═════ GIVEN INFORMATION ═════
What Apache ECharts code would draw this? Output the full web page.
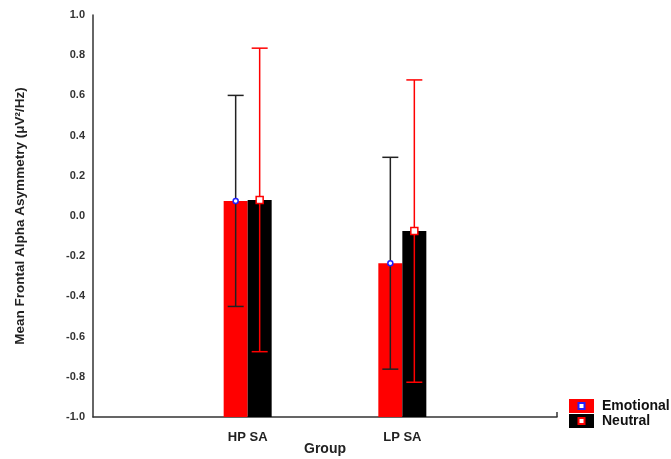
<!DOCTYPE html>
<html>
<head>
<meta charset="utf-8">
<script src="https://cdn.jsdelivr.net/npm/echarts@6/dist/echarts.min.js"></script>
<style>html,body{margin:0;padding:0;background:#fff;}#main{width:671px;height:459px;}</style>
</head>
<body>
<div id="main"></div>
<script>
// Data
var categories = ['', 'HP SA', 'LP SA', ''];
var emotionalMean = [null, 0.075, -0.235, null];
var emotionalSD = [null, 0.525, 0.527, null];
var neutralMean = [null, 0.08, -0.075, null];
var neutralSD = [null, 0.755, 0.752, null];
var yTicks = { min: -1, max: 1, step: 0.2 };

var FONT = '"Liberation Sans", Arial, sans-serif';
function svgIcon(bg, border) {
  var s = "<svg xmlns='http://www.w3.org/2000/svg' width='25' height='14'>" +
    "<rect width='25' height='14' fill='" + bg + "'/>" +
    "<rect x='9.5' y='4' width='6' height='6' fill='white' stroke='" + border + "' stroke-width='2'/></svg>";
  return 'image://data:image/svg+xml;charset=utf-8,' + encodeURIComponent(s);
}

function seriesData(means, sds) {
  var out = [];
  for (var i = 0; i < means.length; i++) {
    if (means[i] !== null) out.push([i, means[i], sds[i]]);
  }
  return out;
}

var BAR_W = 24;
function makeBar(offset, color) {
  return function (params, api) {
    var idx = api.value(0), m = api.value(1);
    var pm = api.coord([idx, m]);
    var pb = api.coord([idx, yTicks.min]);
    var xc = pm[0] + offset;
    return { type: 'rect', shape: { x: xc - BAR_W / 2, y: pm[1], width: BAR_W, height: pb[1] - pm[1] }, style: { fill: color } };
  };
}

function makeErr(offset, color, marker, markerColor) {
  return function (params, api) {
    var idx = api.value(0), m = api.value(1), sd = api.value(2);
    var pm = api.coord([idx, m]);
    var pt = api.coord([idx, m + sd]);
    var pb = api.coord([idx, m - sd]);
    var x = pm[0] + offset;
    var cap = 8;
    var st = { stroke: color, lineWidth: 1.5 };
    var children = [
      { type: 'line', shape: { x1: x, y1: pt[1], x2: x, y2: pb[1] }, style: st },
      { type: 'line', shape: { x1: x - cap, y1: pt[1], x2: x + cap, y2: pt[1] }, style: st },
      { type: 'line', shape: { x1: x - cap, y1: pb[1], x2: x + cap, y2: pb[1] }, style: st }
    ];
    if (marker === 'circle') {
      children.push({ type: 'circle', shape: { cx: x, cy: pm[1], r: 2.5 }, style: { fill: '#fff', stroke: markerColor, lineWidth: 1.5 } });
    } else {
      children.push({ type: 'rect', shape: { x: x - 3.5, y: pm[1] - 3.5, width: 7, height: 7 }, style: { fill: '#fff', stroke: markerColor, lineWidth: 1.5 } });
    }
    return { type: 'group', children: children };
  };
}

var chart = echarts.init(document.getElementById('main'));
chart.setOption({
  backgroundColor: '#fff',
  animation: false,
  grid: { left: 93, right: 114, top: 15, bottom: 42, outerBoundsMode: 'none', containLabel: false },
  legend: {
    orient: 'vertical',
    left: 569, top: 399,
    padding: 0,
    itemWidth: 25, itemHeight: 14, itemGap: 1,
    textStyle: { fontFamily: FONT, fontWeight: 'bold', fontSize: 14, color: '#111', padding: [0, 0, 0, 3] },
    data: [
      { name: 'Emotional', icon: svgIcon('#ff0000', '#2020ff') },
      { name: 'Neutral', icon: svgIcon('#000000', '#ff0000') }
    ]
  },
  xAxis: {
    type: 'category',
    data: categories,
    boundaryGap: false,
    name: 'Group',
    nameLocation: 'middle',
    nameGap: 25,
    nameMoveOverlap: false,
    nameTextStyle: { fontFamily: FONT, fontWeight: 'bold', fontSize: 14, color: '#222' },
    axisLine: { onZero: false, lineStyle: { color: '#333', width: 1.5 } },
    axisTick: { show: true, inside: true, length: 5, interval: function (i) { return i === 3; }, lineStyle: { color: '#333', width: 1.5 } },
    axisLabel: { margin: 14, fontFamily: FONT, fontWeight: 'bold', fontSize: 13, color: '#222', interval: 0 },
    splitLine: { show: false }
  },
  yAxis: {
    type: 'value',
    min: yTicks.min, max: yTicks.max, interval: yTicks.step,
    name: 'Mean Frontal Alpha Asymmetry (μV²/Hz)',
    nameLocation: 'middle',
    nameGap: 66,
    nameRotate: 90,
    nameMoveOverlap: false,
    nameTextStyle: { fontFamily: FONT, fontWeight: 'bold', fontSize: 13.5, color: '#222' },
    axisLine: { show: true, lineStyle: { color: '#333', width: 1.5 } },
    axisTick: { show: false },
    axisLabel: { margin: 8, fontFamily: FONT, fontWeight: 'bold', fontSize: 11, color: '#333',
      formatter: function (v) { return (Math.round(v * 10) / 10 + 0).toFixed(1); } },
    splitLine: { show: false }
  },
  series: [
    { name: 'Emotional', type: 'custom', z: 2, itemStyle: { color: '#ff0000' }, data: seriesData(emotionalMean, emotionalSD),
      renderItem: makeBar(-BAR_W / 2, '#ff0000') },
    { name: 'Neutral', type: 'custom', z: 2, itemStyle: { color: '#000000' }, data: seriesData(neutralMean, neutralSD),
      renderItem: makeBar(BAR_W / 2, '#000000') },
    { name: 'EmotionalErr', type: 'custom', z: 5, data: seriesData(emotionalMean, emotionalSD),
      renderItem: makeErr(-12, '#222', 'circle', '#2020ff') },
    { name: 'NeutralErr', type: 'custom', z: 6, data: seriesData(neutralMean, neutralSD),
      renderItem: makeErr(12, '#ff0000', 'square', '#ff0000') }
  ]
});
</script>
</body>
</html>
═════
Everything from the first line of the listing above through the line that contains "1, step: 0.2" is to be restated word for word, minus the pictures.

**EXERCISE SOLUTION**
What Apache ECharts code would draw this? Output the full web page.
<!DOCTYPE html>
<html>
<head>
<meta charset="utf-8">
<script src="https://cdn.jsdelivr.net/npm/echarts@6/dist/echarts.min.js"></script>
<style>html,body{margin:0;padding:0;background:#fff;}#main{width:671px;height:459px;}</style>
</head>
<body>
<div id="main"></div>
<script>
// Data
var categories = ['', 'HP SA', 'LP SA', ''];
var emotionalMean = [null, 0.075, -0.235, null];
var emotionalSD = [null, 0.525, 0.527, null];
var neutralMean = [null, 0.08, -0.075, null];
var neutralSD = [null, 0.755, 0.752, null];
var yTicks = { min: -1, max: 1, step: 0.2 };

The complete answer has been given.